__SOURCE DATA__:
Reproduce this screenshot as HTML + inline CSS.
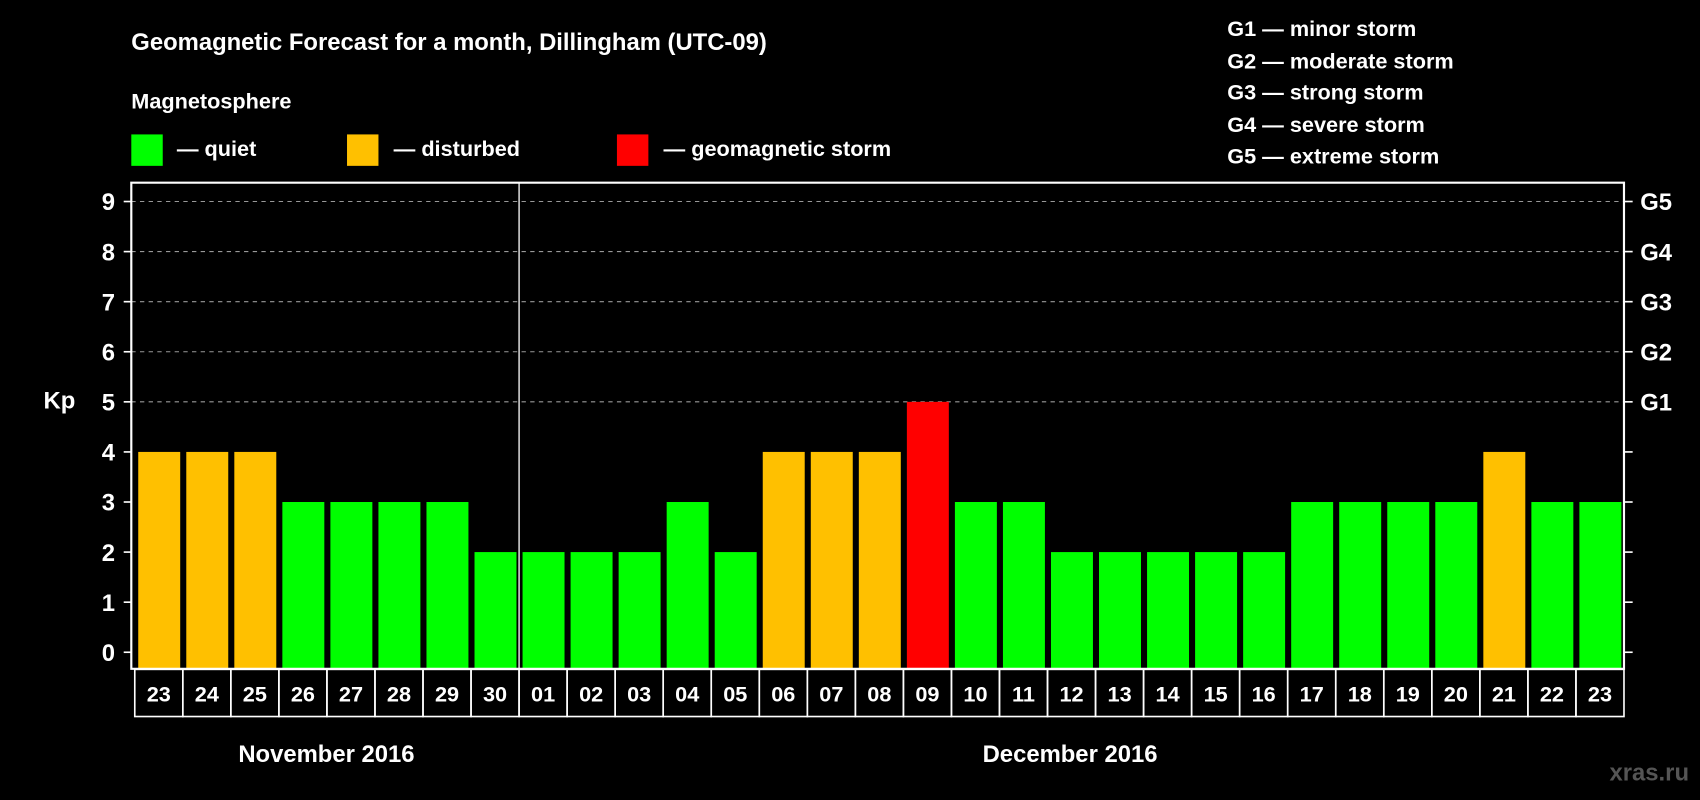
<!DOCTYPE html>
<html><head><meta charset="utf-8"><style>
html,body{margin:0;padding:0;background:#000;}
svg{display:block;font-family:"Liberation Sans",Arial,sans-serif;font-weight:bold;}
</style></head><body>
<svg id="chart" width="1700" height="800" viewBox="0 0 1568 738" xmlns="http://www.w3.org/2000/svg">
<rect x="0" y="0" width="1568" height="738" fill="#000"/>
<text x="121" y="46" fill="#fff" font-size="22">Geomagnetic Forecast for a month, Dillingham (UTC-09)</text>
<text x="121" y="100" fill="#fff" font-size="20">Magnetosphere</text>
<g>
<rect x="121" y="124" width="29" height="29" fill="#00ff00"/>
<text x="163" y="144" fill="#fff" font-size="20">— quiet</text>
<rect x="320" y="124" width="29" height="29" fill="#ffc000"/>
<text x="363" y="144" fill="#fff" font-size="20">— disturbed</text>
<rect x="569" y="124" width="29" height="29" fill="#ff0000"/>
<text x="612" y="144" fill="#fff" font-size="20">— geomagnetic storm</text>
</g>
<g fill="#fff" font-size="20">
<text x="1132" y="33">G1 — minor storm</text>
<text x="1132" y="63">G2 — moderate storm</text>
<text x="1132" y="92">G3 — strong storm</text>
<text x="1132" y="122">G4 — severe storm</text>
<text x="1132" y="151">G5 — extreme storm</text>
</g>
<text x="40" y="377" fill="#fff" font-size="22">Kp</text>
<text x="301" y="703" fill="#fff" font-size="22" text-anchor="middle">November 2016</text>
<text x="987" y="703" fill="#fff" font-size="22" text-anchor="middle">December 2016</text>
<text x="1558" y="720" fill="#555" font-size="22" text-anchor="end">xras.ru</text>
<g id="plot"></g>
</svg>
<script>
const days = ["23","24","25","26","27","28","29","30","01","02","03","04","05","06","07","08","09","10","11","12","13","14","15","16","17","18","19","20","21","22","23"];
const kpValues = [4,4,4,3,3,3,3,2,2,2,2,3,2,4,4,4,5,3,3,2,2,2,2,2,3,3,3,3,4,3,3];
const yTicks = [0,1,2,3,4,5,6,7,8,9];
const gridLevels = [5,6,7,8,9];
const gLabels = ["G1","G2","G3","G4","G5"];
const monthBreakIndex = 8;

const NS = "http://www.w3.org/2000/svg";
const plot = document.getElementById("plot");
const axL = 121, axR = 1498, axT = 168.5, axB = 617;
const slotL = 124.2, slotW = (axR - slotL) / days.length;
function yScale(v){ return 601.7 - v * 46.2; }
function xSlot(i){ return slotL + i * slotW; }
function colorFor(v){ return v >= 5 ? "#ff0000" : (v === 4 ? "#ffc000" : "#00ff00"); }
function mk(tag, attrs){ const e = document.createElementNS(NS, tag); for (const k in attrs) e.setAttribute(k, attrs[k]); plot.appendChild(e); return e; }

gridLevels.forEach((v) => {
  const l = mk("line", {x1: axL, x2: axR, y1: yScale(v), y2: yScale(v), stroke: "#999", "stroke-width": 1, "stroke-dasharray": "4,4"});
  
  
});

kpValues.forEach((v, i) => {
  const x = xSlot(i) + 3.2;
  const r = mk("rect", {x: x, y: yScale(v), width: slotW - 5.6, height: axB - yScale(v), fill: colorFor(v)});
  
  
});

const sep = mk("line", {x1: xSlot(monthBreakIndex), x2: xSlot(monthBreakIndex), y1: axT, y2: axB, stroke: "#fff", "stroke-width": 1.2});



const frame = mk("path", {d: `M${axL},${axB} L${axL},${axT} L${axR},${axT} L${axR},${axB} Z`, fill: "none", stroke: "#fff", "stroke-width": 2});



yTicks.forEach((v) => {
  const y = yScale(v);
  const t1 = mk("line", {x1: axL - 7, x2: axL, y1: y, y2: y, stroke: "#fff", "stroke-width": 1.5});
  
  
  const t2 = mk("line", {x1: axR, x2: axR + 8, y1: y, y2: y, stroke: "#fff", "stroke-width": 1.5});
  
  
  const lab = mk("text", {x: 106, y: y + 8, fill: "#fff", "font-size": 22, "text-anchor": "end"});
  lab.textContent = String(v);
  
  
});

gridLevels.forEach((v, i) => {
  const g = mk("text", {x: 1513, y: yScale(v) + 8, fill: "#fff", "font-size": 22});
  g.textContent = gLabels[i];
  
  
});

days.forEach((d, i) => {
  const b = mk("rect", {x: xSlot(i), y: axB + 0.5, width: slotW, height: 43.5, fill: "none", stroke: "#fff", "stroke-width": 1.5});
  
  
  const t = mk("text", {x: xSlot(i) + slotW / 2, y: 647, fill: "#fff", "font-size": 20, "text-anchor": "middle"});
  t.textContent = d;
  
  
});
</script>
</body></html>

__INSTRUCTION__: Repeat only the lines from the beginning of the material through the line containing "const monthBreakIndex = 8;", both ends kept, leaving pictures out.

__FINISHED TASK__:
Reproduce this screenshot as HTML + inline CSS.
<!DOCTYPE html>
<html><head><meta charset="utf-8"><style>
html,body{margin:0;padding:0;background:#000;}
svg{display:block;font-family:"Liberation Sans",Arial,sans-serif;font-weight:bold;}
</style></head><body>
<svg id="chart" width="1700" height="800" viewBox="0 0 1568 738" xmlns="http://www.w3.org/2000/svg">
<rect x="0" y="0" width="1568" height="738" fill="#000"/>
<text x="121" y="46" fill="#fff" font-size="22">Geomagnetic Forecast for a month, Dillingham (UTC-09)</text>
<text x="121" y="100" fill="#fff" font-size="20">Magnetosphere</text>
<g>
<rect x="121" y="124" width="29" height="29" fill="#00ff00"/>
<text x="163" y="144" fill="#fff" font-size="20">— quiet</text>
<rect x="320" y="124" width="29" height="29" fill="#ffc000"/>
<text x="363" y="144" fill="#fff" font-size="20">— disturbed</text>
<rect x="569" y="124" width="29" height="29" fill="#ff0000"/>
<text x="612" y="144" fill="#fff" font-size="20">— geomagnetic storm</text>
</g>
<g fill="#fff" font-size="20">
<text x="1132" y="33">G1 — minor storm</text>
<text x="1132" y="63">G2 — moderate storm</text>
<text x="1132" y="92">G3 — strong storm</text>
<text x="1132" y="122">G4 — severe storm</text>
<text x="1132" y="151">G5 — extreme storm</text>
</g>
<text x="40" y="377" fill="#fff" font-size="22">Kp</text>
<text x="301" y="703" fill="#fff" font-size="22" text-anchor="middle">November 2016</text>
<text x="987" y="703" fill="#fff" font-size="22" text-anchor="middle">December 2016</text>
<text x="1558" y="720" fill="#555" font-size="22" text-anchor="end">xras.ru</text>
<g id="plot"></g>
</svg>
<script>
const days = ["23","24","25","26","27","28","29","30","01","02","03","04","05","06","07","08","09","10","11","12","13","14","15","16","17","18","19","20","21","22","23"];
const kpValues = [4,4,4,3,3,3,3,2,2,2,2,3,2,4,4,4,5,3,3,2,2,2,2,2,3,3,3,3,4,3,3];
const yTicks = [0,1,2,3,4,5,6,7,8,9];
const gridLevels = [5,6,7,8,9];
const gLabels = ["G1","G2","G3","G4","G5"];
const monthBreakIndex = 8;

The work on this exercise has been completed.